• _INSTRUCTIONS FOR THE TASK_
Reproduce the listing exactly, with no pictures in your copy.
----------------
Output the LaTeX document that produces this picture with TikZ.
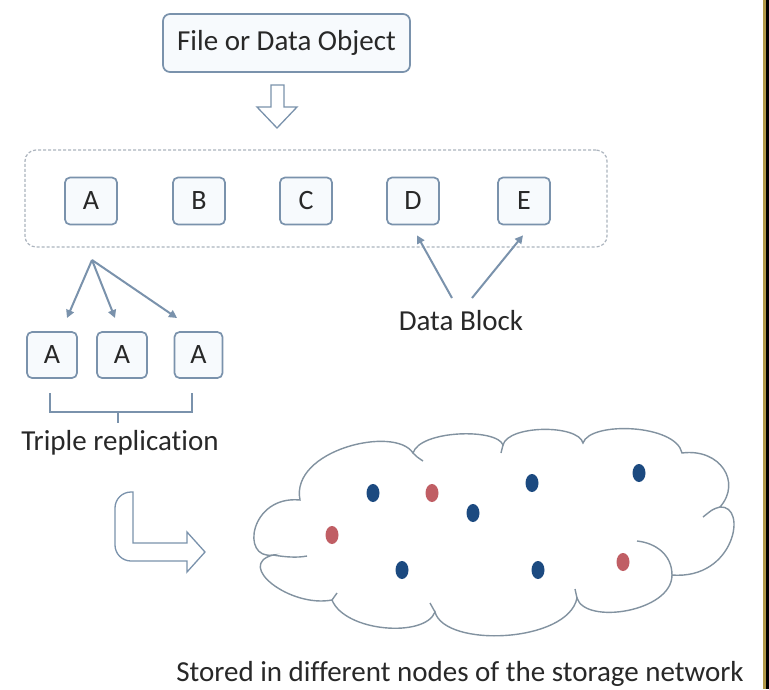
\documentclass[tikz,border=0pt]{standalone}
\usepackage{fontspec}
\setmainfont[Ligatures=NoCommon]{Carlito}
\usetikzlibrary{arrows.meta,calc}

\definecolor{edge}{RGB}{122,146,172}
\definecolor{boxfill}{RGB}{247,250,253}
\definecolor{ink}{RGB}{40,40,40}
\definecolor{dotblue}{RGB}{28,74,128}
\definecolor{dotred}{RGB}{192,94,100}
\definecolor{dashgray}{RGB}{172,180,190}
\definecolor{cloudline}{RGB}{130,146,160}
\definecolor{gold}{RGB}{176,152,72}

\begin{document}
\begin{tikzpicture}[x=1pt,y=-1pt,
  txt/.style={font=\fontsize{29}{32}\selectfont, text=ink, inner sep=0pt},
  blk/.style={draw=edge, line width=1.7pt, fill=boxfill, rounded corners=5pt,
    minimum width=52pt, minimum height=47pt, inner sep=0pt,
    font=\fontsize{28}{30}\selectfont, text=ink},
  link/.style={draw=edge, line width=2pt, -{Triangle[length=8pt,width=8pt]}},
  hollow/.style={draw=edge, line width=1.3pt, fill=white, line join=miter},
  stub/.style={draw=cloudline, line width=1.4pt},
  bluedot/.style={fill=dotblue},
  reddot/.style={fill=dotred}]

\useasboundingbox (0,0) rectangle (769,689);
\fill[white] (0,0) rectangle (769,689);

% source object
\node[blk, rounded corners=7pt, minimum width=247pt, minimum height=58pt,
      font=\fontsize{29}{32}\selectfont] (obj) at (286.5,43) {File or Data Object};

% hollow down arrow
\draw[hollow] (271,85) -- (284,85) -- (284,107) -- (297,107) -- (277,128)
  -- (257,107) -- (271,107) -- cycle;

% dashed group of data blocks
\node[draw=dashgray, line width=1.2pt, dash pattern=on 3pt off 2pt,
      rounded corners=11pt, minimum width=582pt, minimum height=97pt]
      (group) at (316,198.5) {};

\node[blk] (blkA) at (91,201)  {A};
\node[blk] (blkB) at (199,201) {B};
\node[blk] (blkC) at (306,201) {C};
\node[blk] (blkD) at (413,201) {D};
\node[blk] (blkE) at (524,201) {E};

% data block label and its pointers
\node[txt, anchor=base] (datalabel) at (461,330) {Data Block};
\coordinate (fromD) at (452,298);
\coordinate (fromE) at (472,298);
\coordinate (toD) at ($(blkD.south)+(4,10)$);
\coordinate (toE) at ($(blkE.south)+(-1,10)$);
\draw[link] (fromD) -- (toD);
\draw[link] (fromE) -- (toE);

% triple replication of block A
\node[blk, minimum width=50pt, minimum height=46pt] (repA1) at (52,355)  {A};
\node[blk, minimum width=50pt, minimum height=46pt] (repA2) at (122,355) {A};
\node[blk, minimum width=48pt, minimum height=46pt] (repA3) at (198.5,355) {A};

\coordinate (split) at (92,260);
\coordinate (tip1) at (67,318);
\coordinate (tip2) at (115,318);
\coordinate (tip3) at (177,318);
\draw[link] (split) -- (tip1);
\draw[link] (split) -- (tip2);
\draw[link] (split) -- (tip3);

% bracket under the copies
\draw[edge, line width=1.6pt] (50,393) -- (50,412) -- (192,412) -- (192,393);
\draw[edge, line width=1.6pt] (118,412) -- (118,423);

\node[txt, anchor=base] (triplabel) at (120,450) {Triple replication};

% bent hollow arrow
\draw[hollow] (133,492) -- (133,543) -- (187,543) -- (187,532) -- (205,552)
  -- (187,572) -- (187,561) {[rounded corners=16pt] -- (115,561) -- (115,492)} -- cycle;

% storage network cloud
\draw[cloudline, line width=1.4pt, fill=white]
  (300,500) .. controls (290,450) and (395,425) .. (413,453)
  .. controls (420,430) and (497,428) .. (503,445)
  .. controls (508,425) and (578,424) .. (583,443)
  .. controls (590,421) and (676,424) .. (682,453)
  .. controls (720,448) and (742,482) .. (720,507)
  .. controls (748,505) and (735,580) .. (672,575)
  .. controls (672,612) and (585,625) .. (577,598)
  .. controls (568,643) and (445,648) .. (435,612)
  .. controls (425,638) and (345,632) .. (332,600)
  .. controls (290,608) and (235,565) .. (273,555)
  .. controls (240,560) and (250,495) .. (300,500) -- cycle;

% inner lobe hints
\draw[stub] (273,555) .. controls (285,557) and (297,558) .. (307,556);
\draw[stub] (413,453) .. controls (417,457) .. (423,461);
\draw[stub] (503,445) .. controls (502,449) .. (501,453);
\draw[stub] (672,575) .. controls (672,555) and (656,543) .. (637,541);
\draw[stub] (720,507) .. controls (713,509) .. (703,517);
\draw[stub] (577,598) .. controls (576,594) .. (575,589);
\draw[stub] (435,612) .. controls (433,607) .. (430,603);
\draw[stub] (332,600) .. controls (334,596) .. (337,593);

% storage nodes
\foreach \p in {(373,493),(473,513),(402,570),(532,483),(639,473),(538,570)}
  \fill[bluedot] \p ellipse [x radius=6.5, y radius=9];
\foreach \p in {(432,493),(332,535),(623,562)}
  \fill[reddot] \p ellipse [x radius=6.5, y radius=9];

\node[txt, anchor=base] (storedlabel) at (460,681)
  {Stored in different nodes of the storage network};

% frame strip on the right
\fill[gold] (763,0) rectangle (765.5,689);
\fill[black] (765.5,0) rectangle (769,689);
\end{tikzpicture}
\end{document}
----------------
• _SOLUTION TO THIS TASK_
Output the LaTeX document that produces this picture with TikZ.
\documentclass[tikz,border=0pt]{standalone}
\usepackage{fontspec}
\setmainfont[Ligatures=NoCommon]{Carlito}
\usetikzlibrary{arrows.meta,calc}

\definecolor{edge}{RGB}{122,146,172}
\definecolor{boxfill}{RGB}{247,250,253}
\definecolor{ink}{RGB}{40,40,40}
\definecolor{dotblue}{RGB}{28,74,128}
\definecolor{dotred}{RGB}{192,94,100}
\definecolor{dashgray}{RGB}{172,180,190}
\definecolor{cloudline}{RGB}{130,146,160}
\definecolor{gold}{RGB}{176,152,72}

\begin{document}
\begin{tikzpicture}[x=1pt,y=-1pt,
  txt/.style={font=\fontsize{29}{32}\selectfont, text=ink, inner sep=0pt},
  blk/.style={draw=edge, line width=1.7pt, fill=boxfill, rounded corners=5pt,
    minimum width=52pt, minimum height=47pt, inner sep=0pt,
    font=\fontsize{28}{30}\selectfont, text=ink},
  link/.style={draw=edge, line width=2pt, -{Triangle[length=8pt,width=8pt]}},
  hollow/.style={draw=edge, line width=1.3pt, fill=white, line join=miter},
  stub/.style={draw=cloudline, line width=1.4pt},
  bluedot/.style={fill=dotblue},
  reddot/.style={fill=dotred}]

\useasboundingbox (0,0) rectangle (769,689);
\fill[white] (0,0) rectangle (769,689);

% source object
\node[blk, rounded corners=7pt, minimum width=247pt, minimum height=58pt,
      font=\fontsize{29}{32}\selectfont] (obj) at (286.5,43) {File or Data Object};

% hollow down arrow
\draw[hollow] (271,85) -- (284,85) -- (284,107) -- (297,107) -- (277,128)
  -- (257,107) -- (271,107) -- cycle;

% dashed group of data blocks
\node[draw=dashgray, line width=1.2pt, dash pattern=on 3pt off 2pt,
      rounded corners=11pt, minimum width=582pt, minimum height=97pt]
      (group) at (316,198.5) {};

\node[blk] (blkA) at (91,201)  {A};
\node[blk] (blkB) at (199,201) {B};
\node[blk] (blkC) at (306,201) {C};
\node[blk] (blkD) at (413,201) {D};
\node[blk] (blkE) at (524,201) {E};

% data block label and its pointers
\node[txt, anchor=base] (datalabel) at (461,330) {Data Block};
\coordinate (fromD) at (452,298);
\coordinate (fromE) at (472,298);
\coordinate (toD) at ($(blkD.south)+(4,10)$);
\coordinate (toE) at ($(blkE.south)+(-1,10)$);
\draw[link] (fromD) -- (toD);
\draw[link] (fromE) -- (toE);

% triple replication of block A
\node[blk, minimum width=50pt, minimum height=46pt] (repA1) at (52,355)  {A};
\node[blk, minimum width=50pt, minimum height=46pt] (repA2) at (122,355) {A};
\node[blk, minimum width=48pt, minimum height=46pt] (repA3) at (198.5,355) {A};

\coordinate (split) at (92,260);
\coordinate (tip1) at (67,318);
\coordinate (tip2) at (115,318);
\coordinate (tip3) at (177,318);
\draw[link] (split) -- (tip1);
\draw[link] (split) -- (tip2);
\draw[link] (split) -- (tip3);

% bracket under the copies
\draw[edge, line width=1.6pt] (50,393) -- (50,412) -- (192,412) -- (192,393);
\draw[edge, line width=1.6pt] (118,412) -- (118,423);

\node[txt, anchor=base] (triplabel) at (120,450) {Triple replication};

% bent hollow arrow
\draw[hollow] (133,492) -- (133,543) -- (187,543) -- (187,532) -- (205,552)
  -- (187,572) -- (187,561) {[rounded corners=16pt] -- (115,561) -- (115,492)} -- cycle;

% storage network cloud
\draw[cloudline, line width=1.4pt, fill=white]
  (300,500) .. controls (290,450) and (395,425) .. (413,453)
  .. controls (420,430) and (497,428) .. (503,445)
  .. controls (508,425) and (578,424) .. (583,443)
  .. controls (590,421) and (676,424) .. (682,453)
  .. controls (720,448) and (742,482) .. (720,507)
  .. controls (748,505) and (735,580) .. (672,575)
  .. controls (672,612) and (585,625) .. (577,598)
  .. controls (568,643) and (445,648) .. (435,612)
  .. controls (425,638) and (345,632) .. (332,600)
  .. controls (290,608) and (235,565) .. (273,555)
  .. controls (240,560) and (250,495) .. (300,500) -- cycle;

% inner lobe hints
\draw[stub] (273,555) .. controls (285,557) and (297,558) .. (307,556);
\draw[stub] (413,453) .. controls (417,457) .. (423,461);
\draw[stub] (503,445) .. controls (502,449) .. (501,453);
\draw[stub] (672,575) .. controls (672,555) and (656,543) .. (637,541);
\draw[stub] (720,507) .. controls (713,509) .. (703,517);
\draw[stub] (577,598) .. controls (576,594) .. (575,589);
\draw[stub] (435,612) .. controls (433,607) .. (430,603);
\draw[stub] (332,600) .. controls (334,596) .. (337,593);

% storage nodes
\foreach \p in {(373,493),(473,513),(402,570),(532,483),(639,473),(538,570)}
  \fill[bluedot] \p ellipse [x radius=6.5, y radius=9];
\foreach \p in {(432,493),(332,535),(623,562)}
  \fill[reddot] \p ellipse [x radius=6.5, y radius=9];

\node[txt, anchor=base] (storedlabel) at (460,681)
  {Stored in different nodes of the storage network};

% frame strip on the right
\fill[gold] (763,0) rectangle (765.5,689);
\fill[black] (765.5,0) rectangle (769,689);
\end{tikzpicture}
\end{document}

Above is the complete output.